Added: Monday, December 17, 2007, 15:15 (GMT)

Its no wonder the world struggles with Christians. I am a Christian and have been for the last 25yrs. I am sick of hearing and reading the so called theologians amongst us trying to smart-mouth their way through the scriptures.A Virgin in the language of the scripture writers simply means a girl or a woman who has not had intercourse with a man. Therefore as a believer I can and do accept that Mary only conceived Jesus in a miraculous way. Nowhere in scripture does it say that Mary remained a virgin after the birth of Jesus. Infact according to scipture Jesus had brothers and possibly a sister, born of Mary his mother and Joseph. In the book of Philippians, the Apostel Paul, (historical person) tells exactly where Jesus came from and how. It is only when we get to Roman Catholicism do we enter the realms of fantasy.

Keith Gillard, Derby,England

Added: Friday, December 14, 2007, 10:36 (GMT)

If Mohler jr is right, why do only two of the Gospels mention the birth at all, and why is the necessary connection between the divinity of Christ and the virginity of his mother never expounded anywhere in the New Testament? The Hebrew word translated "virgin" in Isaiah's prophecy is also translated "maiden" elsewhere, and in several places, the description "virgin" is augmented by the additional information that the unmarried woman had also not "known any man". They key information about the term "virgin" in both Old and New Testaments is that the girl is unmarried. So, I fear Mohler jr is going way beyond Scripture in his assertion that, to be a Christian, you must believe in the virgin birth.

Jethro, Scotland

Added: Thursday, December 13, 2007, 2:20 (GMT)

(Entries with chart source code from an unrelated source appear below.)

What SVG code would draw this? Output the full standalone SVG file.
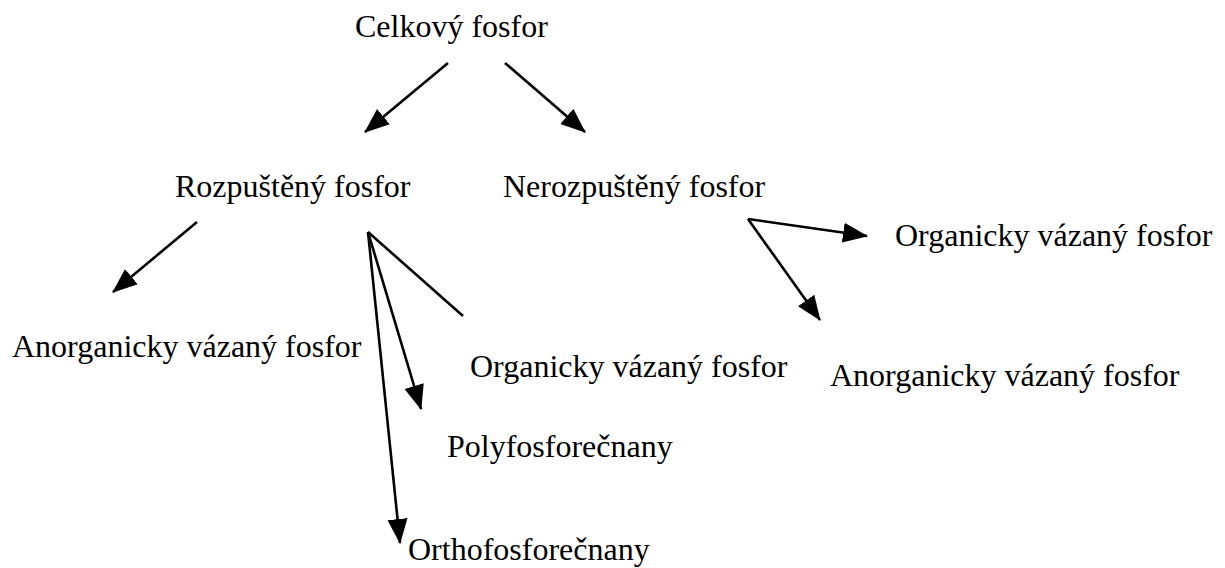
<svg xmlns="http://www.w3.org/2000/svg" width="1225" height="568" viewBox="0 0 1225 568">
<style>
text{font-family:"Liberation Serif","Times New Roman",serif;font-size:32px;fill:#000}
.c line{stroke:#000;stroke-width:2.6;fill:none}
</style>
<defs>
<marker id="ah" markerUnits="userSpaceOnUse" markerWidth="26" markerHeight="22" viewBox="0 0 26 22" refX="24" refY="11" orient="auto">
<path d="M0,1 L25,11 L0,21 Z" fill="#000"/>
</marker>
</defs>
<rect width="1225" height="568" fill="#fff"/>
<g class="c" id="connectors">
<line x1="448" y1="63" x2="365" y2="132" marker-end="url(#ah)"/>
<line x1="505" y1="63" x2="585" y2="132" marker-end="url(#ah)"/>
<line x1="197" y1="222" x2="113" y2="292" marker-end="url(#ah)"/>
<line x1="368" y1="232" x2="463" y2="316"/>
<line x1="368" y1="232" x2="421" y2="409" marker-end="url(#ah)"/>
<line x1="368" y1="232" x2="400" y2="543" marker-end="url(#ah)"/>
<line x1="748" y1="219" x2="867" y2="236" marker-end="url(#ah)"/>
<line x1="748" y1="219" x2="820" y2="320" marker-end="url(#ah)"/>
</g>
<g id="n-celkovy"><text x="355" y="37">Celkový fosfor</text></g>
<g id="n-rozpusteny"><text x="175" y="197">Rozpuštěný fosfor</text></g>
<g id="n-nerozpusteny"><text x="503" y="197">Nerozpuštěný fosfor</text></g>
<g id="n-org-right"><text x="895" y="246">Organicky vázaný fosfor</text></g>
<g id="n-anorg-left"><text x="12" y="357">Anorganicky vázaný fosfor</text></g>
<g id="n-org-mid"><text x="470" y="377">Organicky vázaný fosfor</text></g>
<g id="n-anorg-right"><text x="830" y="386">Anorganicky vázaný fosfor</text></g>
<g id="n-poly"><text x="447" y="457">Polyfosforečnany</text></g>
<g id="n-ortho"><text x="408" y="560">Orthofosforečnany</text></g>
</svg>
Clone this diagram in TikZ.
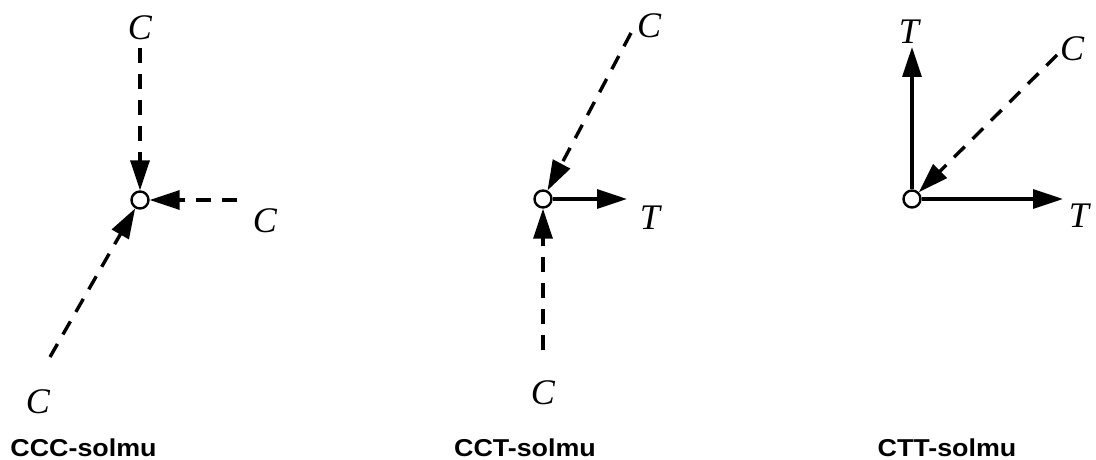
\documentclass[tikz,border=0pt]{standalone}
\usepackage{fontspec}
\setmainfont{Liberation Serif}
\newfontfamily\capfont{Liberation Sans}
\usetikzlibrary{arrows.meta}
\tikzset{
  joint/.style={circle,draw,fill=white,line width=2.4pt,minimum size=17pt,inner sep=0pt},
  lbl/.style={font=\fontsize{36}{40}\selectfont\itshape,anchor=base,inner sep=0pt},
  capt/.style={font=\capfont\bfseries\fontsize{24.4}{28}\selectfont,anchor=base,inner sep=0pt,xscale=1.1},
  comp/.style={line width=3.4pt,dash pattern=on 15pt off 11pt,-{Triangle[length=30pt,width=19pt]}},
  tens/.style={line width=3.4pt,-{Triangle[length=30pt,width=19pt]}}
}
\begin{document}
\begin{tikzpicture}[x=1pt,y=-1pt]
\useasboundingbox (0,0) rectangle (1096,460);
% panel 1
\node[joint] (n1) at (140,200) {};
\coordinate (a1) at (140,48);
\coordinate (b1) at (237,200);
\coordinate (c1) at (50,357);
\draw[comp] (a1) -- (n1);
\draw[comp] (b1) -- (n1);
\draw[comp] (c1) -- (n1);
\node[lbl] (la1) at (140,40) {C};
\node[lbl] (lb1) at (265,232) {C};
\node[lbl] (lc1) at (38,413) {C};
\node[capt] (cap1) at (83.5,456) {CCC-solmu};
% panel 2
\node[joint] (n2) at (543,199) {};
\coordinate (a2) at (631,33);
\coordinate (b2) at (627,199);
\coordinate (c2) at (543,350);
\draw[comp] (a2) -- (n2);
\draw[comp] (c2) -- (n2);
\draw[tens] (n2) -- (b2);
\node[lbl] (la2) at (649,38) {C};
\node[lbl] (lb2) at (650,229) {T};
\node[lbl] (lc2) at (543,404) {C};
\node[capt] (cap2) at (525,456) {CCT-solmu};
% panel 3
\node[joint] (n3) at (912,199) {};
\coordinate (a3) at (912,47);
\coordinate (b3) at (1057,55);
\coordinate (c3) at (1063,199);
\draw[tens] (n3) -- (a3);
\draw[comp] (b3) -- (n3);
\draw[tens] (n3) -- (c3);
\node[lbl] (la3) at (909,44) {T};
\node[lbl] (lb3) at (1072,61) {C};
\node[lbl] (lc3) at (1079,227) {T};
\node[capt] (cap3) at (947,456) {CTT-solmu};
\end{tikzpicture}
\end{document}
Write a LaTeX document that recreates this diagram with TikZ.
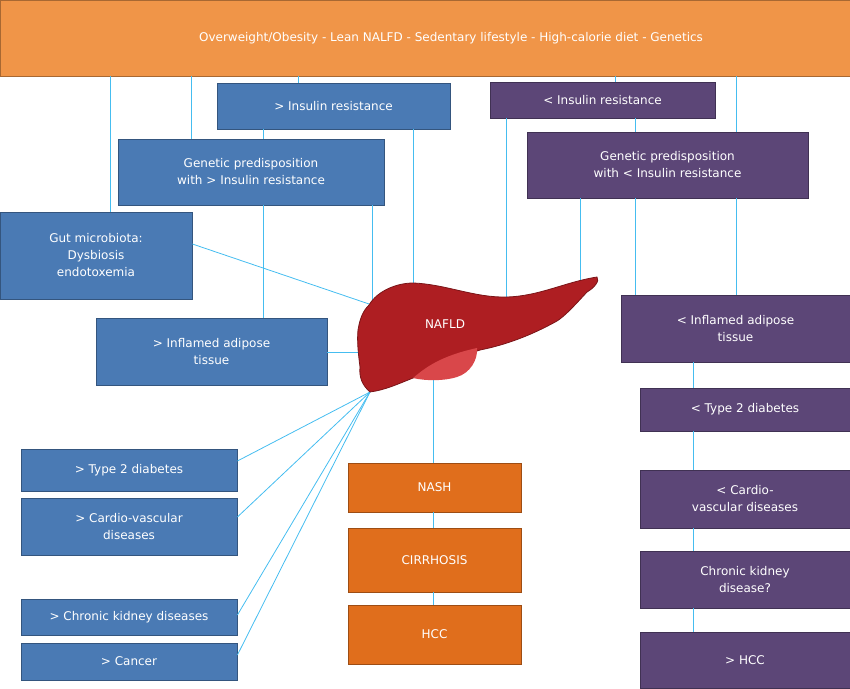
\documentclass[tikz,border=0pt]{standalone}
\usepackage{fontspec}
\setmainfont{DejaVu Sans}
\begin{document}
\begin{tikzpicture}[x=1pt,y=-1pt,
 box/.style={draw=#1!70!black,line width=0.8pt,text=white,align=center,font=\fontsize{12}{17}\selectfont,inner sep=0pt},
 blue/.style={box=bluec,fill=bluec},
 purp/.style={box=purpc,fill=purpc},
 oran/.style={box=oranc,fill=oranc},
 ln/.style={draw=linec,line width=0.8pt}]
\definecolor{bluec}{HTML}{4A7AB4}
\definecolor{purpc}{HTML}{5C4677}
\definecolor{oranc}{HTML}{E06E1C}
\definecolor{topc}{HTML}{F09548}
\definecolor{linec}{HTML}{45BDF0}
\definecolor{liverc}{HTML}{AE1E22}
\definecolor{gallc}{HTML}{D9474A}
\useasboundingbox (0,0) rectangle (850,688);
\newcommand\bx[7]{\node[#2,minimum width={#5-#3},minimum height={#6-#4}] (#1) at ({(#3+#5)/2},{(#4+#6)/2}) {#7};}
\bx{top}{box=topc,fill=topc}{0}{0}{850}{76}{\hspace*{52pt}Overweight/Obesity - Lean NALFD - Sedentary lifestyle - High-calorie diet - Genetics}
\bx{bir}{blue}{217}{83}{450}{129}{> Insulin resistance}
\bx{bgen}{blue}{118}{139}{384}{205}{Genetic predisposition\\with > Insulin resistance}
\bx{gut}{blue}{0}{212}{192}{299}{Gut microbiota:\\Dysbiosis\\endotoxemia}
\bx{binf}{blue}{96}{318}{327}{385}{> Inflamed adipose\\tissue}
\bx{bt2}{blue}{21}{449}{237}{491}{> Type 2 diabetes}
\bx{bcv}{blue}{21}{498}{237}{555}{> Cardio-vascular\\diseases}
\bx{bck}{blue}{21}{599}{237}{635}{> Chronic kidney diseases}
\bx{bca}{blue}{21}{643}{237}{680}{> Cancer}
\bx{nash}{oran}{348}{463}{521}{512}{NASH}
\bx{cir}{oran}{348}{528}{521}{592}{CIRRHOSIS}
\bx{hcc}{oran}{348}{605}{521}{664}{HCC}
\bx{pir}{purp}{490}{82}{715}{118}{< Insulin resistance}
\bx{pgen}{purp}{527}{132}{808}{198}{Genetic predisposition\\with < Insulin resistance}
\bx{pinf}{purp}{621}{295}{850}{362}{< Inflamed adipose\\tissue}
\bx{pt2}{purp}{640}{388}{850}{431}{< Type 2 diabetes}
\bx{pcv}{purp}{640}{470}{850}{528}{< Cardio-\\vascular diseases}
\bx{pck}{purp}{640}{551}{850}{608}{Chronic kidney\\disease?}
\bx{phcc}{purp}{640}{632}{850}{688}{> HCC}
% liver
\begin{scope}[on background layer/.try]
\end{scope}
\coordinate (lA) at (372,305);
\coordinate (lB) at (413,283);
\coordinate (lC) at (506,297);
\coordinate (lD) at (580,280);
\coordinate (lE) at (370,392);
\coordinate (lF) at (360,352);
\coordinate (lG) at (433,378);
% connectors
\draw[ln] (top.south -| 110,0) -- (gut.north -| 110,0);
\draw[ln] (top.south -| 191,0) -- (bgen.north -| 191,0);
\draw[ln] (top.south -| 298,0) -- (bir.north -| 298,0);
\draw[ln] (bir.south -| 263,0) -- (bgen.north -| 263,0);
\draw[ln] (bgen.south -| 263,0) -- (binf.north -| 263,0);
\draw[ln] (bgen.south -| lA) -- (lA);
\draw[ln] (bir.south -| lB) -- (lB);
\draw[ln] (gut.east |- 0,244) -- (lA);
\draw[ln] (binf.east |- lF) -- (lF);
\draw[ln] (top.south -| 615,0) -- (pir.north -| 615,0);
\draw[ln] (pir.south -| lC) -- (lC);
\draw[ln] (pir.south -| 635,0) -- (pgen.north -| 635,0);
\draw[ln] (top.south -| 736,0) -- (pgen.north -| 736,0);
\draw[ln] (pgen.south -| lD) -- (lD);
\draw[ln] (pgen.south -| 635,0) -- (pinf.north -| 635,0);
\draw[ln] (pgen.south -| 736,0) -- (pinf.north -| 736,0);
\draw[ln] (pinf.south -| 693,0) -- (pt2.north -| 693,0);
\draw[ln] (pt2.south -| 693,0) -- (pcv.north -| 693,0);
\draw[ln] (pcv.south -| 693,0) -- (pck.north -| 693,0);
\draw[ln] (pck.south -| 693,0) -- (phcc.north -| 693,0);
\draw[ln] (lE) -- (bt2.east |- 0,461);
\draw[ln] (lE) -- (bcv.east |- 0,517);
\draw[ln] (lE) -- (bck.east |- 0,615);
\draw[ln] (lE) -- (bca.east |- 0,655);
\draw[ln] (lG) -- (nash.north -| lG);
\draw[ln] (nash.south -| lG) -- (cir.north -| lG);
\draw[ln] (cir.south -| lG) -- (hcc.north -| lG);
% liver drawing
\fill[liverc,draw=liverc!70!black,line width=0.8pt]
 (369,305) .. controls (378,290) and (398,283) .. (413,283)
 .. controls (445,284) and (475,298) .. (507,297)
 .. controls (540,296) and (565,282) .. (597,277)
 .. controls (600,281) and (594,288) .. (587,292)
 .. controls (575,305) and (565,316) .. (557,321)
 .. controls (530,336) and (505,345) .. (480,350)
 .. controls (455,358) and (430,372) .. (413,378)
 .. controls (398,384) and (385,390) .. (370,392)
 .. controls (362,385) and (359,377) .. (360,367)
 .. controls (358,352) and (357,340) .. (358,330)
 .. controls (360,318) and (363,311) .. (369,305) -- cycle;
\fill[gallc] (413,378) .. controls (425,368) and (440,356) .. (477,348)
 .. controls (478,360) and (470,373) .. (457,377)
 .. controls (445,381) and (425,381) .. (413,378) -- cycle;
\node[text=white,font=\fontsize{12}{14}\selectfont] (nafld) at (445,324) {NAFLD};
\end{tikzpicture}
\end{document}
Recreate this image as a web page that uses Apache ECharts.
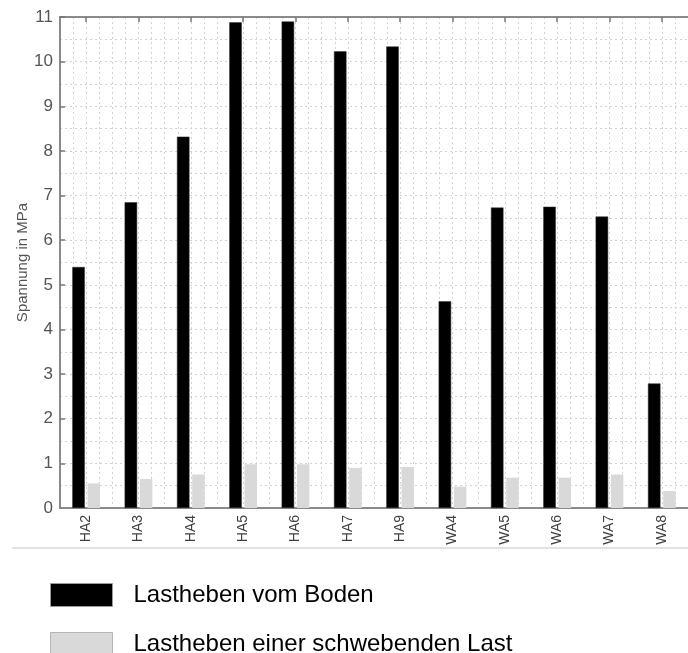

I appreciate the stand that Dr. Mohler has taken. The reality of our time is that the authority of the Bible is the central issue in the once-mainline churches. The liberals appeal to how they feel, what they "discern" in their spirits, or they (in essence) take a poll, as if God is shaped by majority vote. To insist on Biblical truth is a sure way to be branded a bigot, or as insensitive, divisive, mean-spirited or the like. As one member protested in one of our judicatory meetings, "The only sins left are being mean and driving an SUV!"

John R Kerr, Jacksonville, NC

Added: Wednesday, December 12, 2007, 2:40 (GMT)

I think that a true christian should not question the workings of God the father who made everything. That is all i have to say

Emma , sydney

Added: Monday, December 10, 2007, 17:18 (GMT)

I have a comment on Bishop Joseph Spague, who made him a Bishop and why he still considered a "Christian"?. Does he understand why Christians were called Christian?. There are certain beliefs that YOU need to adhere too to consider yourself a Christian and if you don't beleive in those beliefs, then please don't consider yourself a Christian, its very simple!